WHAT YOU NEED TO DO: Leave the pictures out. Return all other data exactly.

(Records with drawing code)
---
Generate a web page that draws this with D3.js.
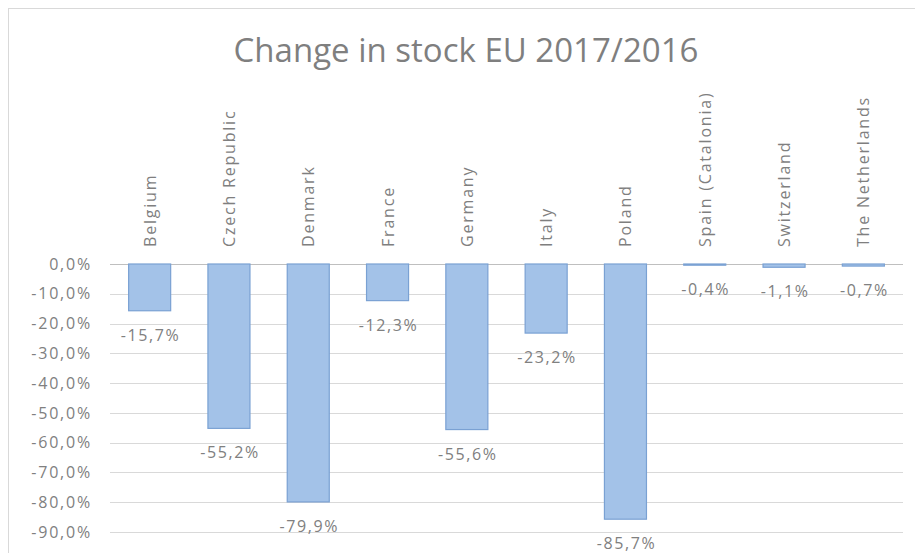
<!DOCTYPE html>
<html>
<head>
  <meta charset="utf-8">
  <style>
    body { margin: 0; background: #fff; }
    svg { font-family: "Open Sans", sans-serif; }
  </style>
</head>
<body>
  <div id="chart"></div>
  <script src="https://d3js.org/d3.v7.min.js"></script>
  <script>
    var countries = ['Belgium', 'Czech Republic', 'Denmark', 'France', 'Germany',
      'Italy', 'Poland', 'Spain (Catalonia)', 'Switzerland', 'The Netherlands'];
    var change = [-15.7, -55.2, -79.9, -12.3, -55.6, -23.2, -85.7, -0.4, -1.1, -0.7];
    var yTicks = [0, -10, -20, -30, -40, -50, -60, -70, -80, -90];

    var width = 915, height = 553;

    var svg = d3.select('#chart')
        .append('svg')
        .attr('width', width)
        .attr('height', height);

    // outer chart border (only left/top visible in the original crop)
    svg.append('rect')
        .attr('x', 8.5).attr('y', 8.5)
        .attr('width', width + 20).attr('height', height + 20)
        .attr('fill', 'none')
        .attr('stroke', '#d9d9d9');

    var locale = d3.formatLocale({decimal: ',', thousands: '.', grouping: [3], currency: ['', ''], minus: '-'});
    var fmt = locale.format('.1f');

    var x = d3.scaleBand()
        .domain(countries)
        .range([110, 903])
        .paddingInner(0.47)
        .paddingOuter(0.235);

    var y = d3.scaleLinear()
        .domain([-90, 0])
        .range([532, 264]);

    // gridlines
    svg.append('g')
        .selectAll('line')
        .data(yTicks)
        .join('line')
        .attr('x1', 110).attr('x2', 903)
        .attr('y1', d => Math.round(y(d)) + 0.5)
        .attr('y2', d => Math.round(y(d)) + 0.5)
        .attr('stroke', d => d === 0 ? '#bfbfbf' : '#d9d9d9')
        .attr('stroke-width', 1);

    // y axis labels
    var yAxis = d3.axisLeft(y)
        .tickValues(yTicks)
        .tickSize(0)
        .tickPadding(0)
        .tickFormat(d => fmt(d) + '%');

    svg.append('g')
        .attr('transform', 'translate(92,0)')
        .call(yAxis)
        .call(g => g.select('.domain').remove())
        .call(g => g.selectAll('text')
            .attr('fill', '#808080')
            .style('font-size', '16px')
            .style('letter-spacing', '1.8px')
            .style('font-family', '"Open Sans", sans-serif'));

    // bars
    svg.append('g')
        .selectAll('rect')
        .data(countries)
        .join('rect')
        .attr('x', d => x(d))
        .attr('y', y(0))
        .attr('width', x.bandwidth())
        .attr('height', (d, i) => y(change[i]) - y(0))
        .attr('fill', '#a3c2e8')
        .attr('stroke', '#7aa1d3')
        .attr('stroke-width', 1.2);

    // value labels
    svg.append('g')
        .selectAll('text')
        .data(countries)
        .join('text')
        .attr('x', d => x(d) + x.bandwidth() / 2 + 1)
        .attr('y', (d, i) => y(change[i]) + 30)
        .attr('text-anchor', 'middle')
        .attr('fill', '#808080')
        .style('font-size', '16px')
        .style('letter-spacing', '1.6px')
        .text((d, i) => fmt(change[i]) + '%');

    // category labels, rotated, above the zero line
    svg.append('g')
        .selectAll('text')
        .data(countries)
        .join('text')
        .attr('transform', d => 'translate(' + (x(d) + x.bandwidth() / 2 + 6) + ',247) rotate(-90)')
        .attr('text-anchor', 'start')
        .attr('fill', '#7f7f7f')
        .style('font-size', '16px')
        .style('letter-spacing', '1.8px')
        .text(d => d);

    // title
    svg.append('text')
        .attr('x', 466)
        .attr('y', 62)
        .attr('text-anchor', 'middle')
        .attr('fill', '#7f7f7f')
        .style('font-size', '33px')
        .text('Change in stock EU 2017/2016');
  </script>
</body>
</html>
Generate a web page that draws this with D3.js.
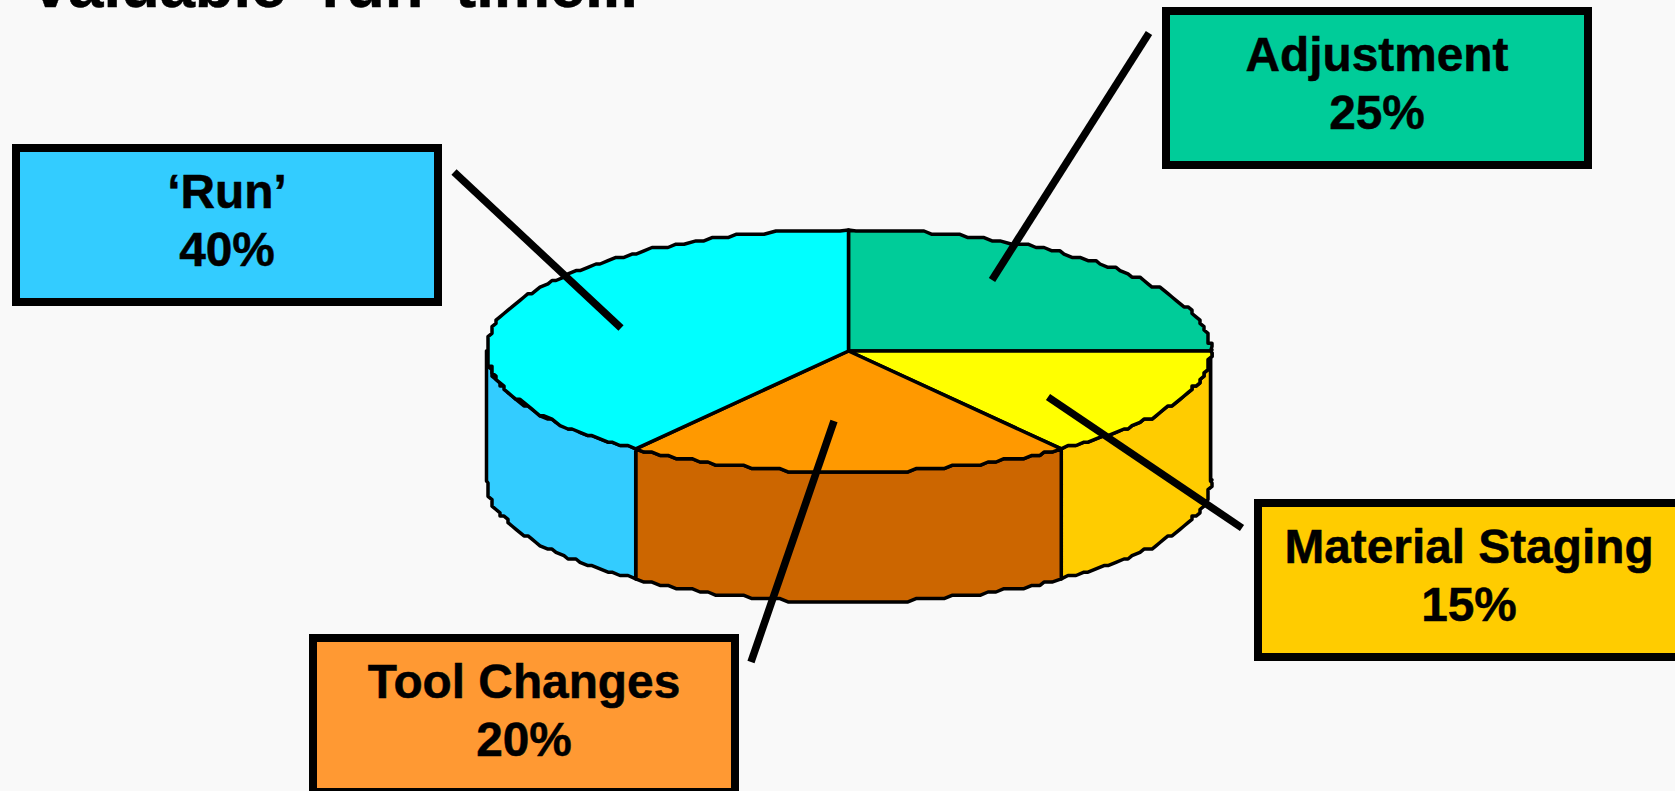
---
WRITTEN REPLY:
Generate a web page that draws this with D3.js.
<!DOCTYPE html>
<html>
<head>
  <meta charset="utf-8">
  <style>
    body { margin: 0; background: #fff; }
    svg { font-family: "Open Sans", sans-serif; }
  </style>
</head>
<body>
  <div id="chart"></div>
  <script src="https://d3js.org/d3.v7.min.js"></script>
  <script>
    var countries = ['Belgium', 'Czech Republic', 'Denmark', 'France', 'Germany',
      'Italy', 'Poland', 'Spain (Catalonia)', 'Switzerland', 'The Netherlands'];
    var change = [-15.7, -55.2, -79.9, -12.3, -55.6, -23.2, -85.7, -0.4, -1.1, -0.7];
    var yTicks = [0, -10, -20, -30, -40, -50, -60, -70, -80, -90];

    var width = 915, height = 553;

    var svg = d3.select('#chart')
        .append('svg')
        .attr('width', width)
        .attr('height', height);

    // outer chart border (only left/top visible in the original crop)
    svg.append('rect')
        .attr('x', 8.5).attr('y', 8.5)
        .attr('width', width + 20).attr('height', height + 20)
        .attr('fill', 'none')
        .attr('stroke', '#d9d9d9');

    var locale = d3.formatLocale({decimal: ',', thousands: '.', grouping: [3], currency: ['', ''], minus: '-'});
    var fmt = locale.format('.1f');

    var x = d3.scaleBand()
        .domain(countries)
        .range([110, 903])
        .paddingInner(0.47)
        .paddingOuter(0.235);

    var y = d3.scaleLinear()
        .domain([-90, 0])
        .range([532, 264]);

    // gridlines
    svg.append('g')
        .selectAll('line')
        .data(yTicks)
        .join('line')
        .attr('x1', 110).attr('x2', 903)
        .attr('y1', d => Math.round(y(d)) + 0.5)
        .attr('y2', d => Math.round(y(d)) + 0.5)
        .attr('stroke', d => d === 0 ? '#bfbfbf' : '#d9d9d9')
        .attr('stroke-width', 1);

    // y axis labels
    var yAxis = d3.axisLeft(y)
        .tickValues(yTicks)
        .tickSize(0)
        .tickPadding(0)
        .tickFormat(d => fmt(d) + '%');

    svg.append('g')
        .attr('transform', 'translate(92,0)')
        .call(yAxis)
        .call(g => g.select('.domain').remove())
        .call(g => g.selectAll('text')
            .attr('fill', '#808080')
            .style('font-size', '16px')
            .style('letter-spacing', '1.8px')
            .style('font-family', '"Open Sans", sans-serif'));

    // bars
    svg.append('g')
        .selectAll('rect')
        .data(countries)
        .join('rect')
        .attr('x', d => x(d))
        .attr('y', y(0))
        .attr('width', x.bandwidth())
        .attr('height', (d, i) => y(change[i]) - y(0))
        .attr('fill', '#a3c2e8')
        .attr('stroke', '#7aa1d3')
        .attr('stroke-width', 1.2);

    // value labels
    svg.append('g')
        .selectAll('text')
        .data(countries)
        .join('text')
        .attr('x', d => x(d) + x.bandwidth() / 2 + 1)
        .attr('y', (d, i) => y(change[i]) + 30)
        .attr('text-anchor', 'middle')
        .attr('fill', '#808080')
        .style('font-size', '16px')
        .style('letter-spacing', '1.6px')
        .text((d, i) => fmt(change[i]) + '%');

    // category labels, rotated, above the zero line
    svg.append('g')
        .selectAll('text')
        .data(countries)
        .join('text')
        .attr('transform', d => 'translate(' + (x(d) + x.bandwidth() / 2 + 6) + ',247) rotate(-90)')
        .attr('text-anchor', 'start')
        .attr('fill', '#7f7f7f')
        .style('font-size', '16px')
        .style('letter-spacing', '1.8px')
        .text(d => d);

    // title
    svg.append('text')
        .attr('x', 466)
        .attr('y', 62)
        .attr('text-anchor', 'middle')
        .attr('fill', '#7f7f7f')
        .style('font-size', '33px')
        .text('Change in stock EU 2017/2016');
  </script>
</body>
</html>
Generate a web page that draws this with D3.js.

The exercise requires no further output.